Many people who seek a sound financial life also have kids. Naturally, we want our kids to lead sound financial lives too. And we most definitely don’t want them to be spoiled.
Ron Lieber, personal finance expert for the New York Times, has written a timeless book for us parents. It’s called “The Opposite of Spoiled” and teaches how to raise money-smart, kind kids. You get the idea reading it that he’s been very successful as a writer and also as a parent!
At the heart of the book lies the three jar system. That’s not totally novel but it’s clear and it works. The idea is for kids to have three jars for their money: one for save, one for spend, one for give. This way, our kids see the need to set something aside for later. They are taught to enjoy life as it goes along, not depriving ourselves on the journey. And–crucially for this blog’s purposes–encourages them to give something away as they grow up. We love that!

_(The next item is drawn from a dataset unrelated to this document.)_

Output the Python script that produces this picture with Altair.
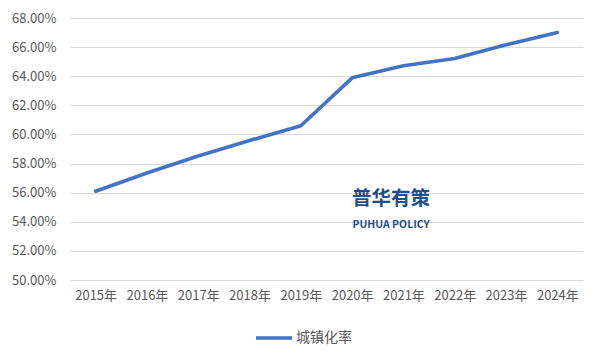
import altair as alt
import pandas as pd

years = ["2015年", "2016年", "2017年", "2018年", "2019年", "2020年", "2021年", "2022年", "2023年", "2024年"]
rates = [0.5610, 0.5735, 0.5852, 0.5958, 0.6060, 0.6389, 0.6472, 0.6522, 0.6616, 0.6700]
series_name = "城镇化率"
y_ticks = [0.50, 0.52, 0.54, 0.56, 0.58, 0.60, 0.62, 0.64, 0.66, 0.68]

df = pd.DataFrame({"year": years, "rate": rates, "series": [series_name] * len(years)})

FONT = "Noto Sans CJK SC"
TXT = "#595959"

line = alt.Chart(df).mark_line(strokeWidth=3.6, strokeCap="round", strokeJoin="round").encode(
    x=alt.X("year:N", sort=years, title=None,
            scale=alt.Scale(paddingInner=0, paddingOuter=0.5),
            axis=alt.Axis(labelAngle=0, ticks=False, domain=False, grid=False,
                          labelPadding=9, labelFontSize=13, labelColor=TXT, labelFont=FONT)),
    y=alt.Y("rate:Q", title=None,
            scale=alt.Scale(domain=[0.50, 0.68], nice=False, zero=False),
            axis=alt.Axis(values=y_ticks, format=".2%", ticks=False, domain=False,
                          gridColor="#d9d9d9", gridWidth=1, labelPadding=14,
                          labelFontSize=13, labelColor=TXT, labelFont=FONT)),
    color=alt.Color("series:N", scale=alt.Scale(range=["#4472c4"]),
                    legend=alt.Legend(title=None, orient="none", legendX=184, legendY=300,
                                      symbolType="stroke", symbolSize=1296, symbolStrokeWidth=3.6,
                                      labelFontSize=14, labelColor=TXT, labelFont=FONT,
                                      labelOffset=2)),
)

wm_df = pd.DataFrame({"t": ["普华有策"]})
wm1 = alt.Chart(wm_df).mark_text(font=FONT, fontSize=19.5, fontWeight="bold", color="#1f4e8c",
                                 align="center", baseline="middle").encode(
    text="t:N", x=alt.value(321), y=alt.value(181))
wm2_df = pd.DataFrame({"t": ["PUHUA POLICY"]})
wm2 = alt.Chart(wm2_df).mark_text(font=FONT, fontSize=10.5, fontWeight="bold", color="#1f4e8c",
                                  align="center", baseline="middle").encode(
    text="t:N", x=alt.value(321), y=alt.value(207))

chart = alt.layer(line, wm1, wm2).properties(
    width=513, height=262,
    autosize=alt.AutoSizeParams(type="none"),
    padding={"left": 62, "top": 10, "right": 10, "bottom": 73},
    background="white",
).configure_view(stroke=None)

chart.save("out.html", embed_options={"renderer": "svg", "actions": False})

In many ways, the subtitle of the book says it all: Lieber is giving you a blueprint for “Raising Kids Who Are Grounded, Generous, and Smart About Money.” The book combines a ton of expertise gleaned from decades of studying and reporting on money with practical ideas for parents to bring to bear on their most important job: raising their kids the right way.
There are lots of parenting books out there. There are even a few that cover how to raise your kids with respect to their money habits. We recommend this one because of the sound balance that Lieber advocates, blending sustainability and money smarts with generosity–giving back as you go along.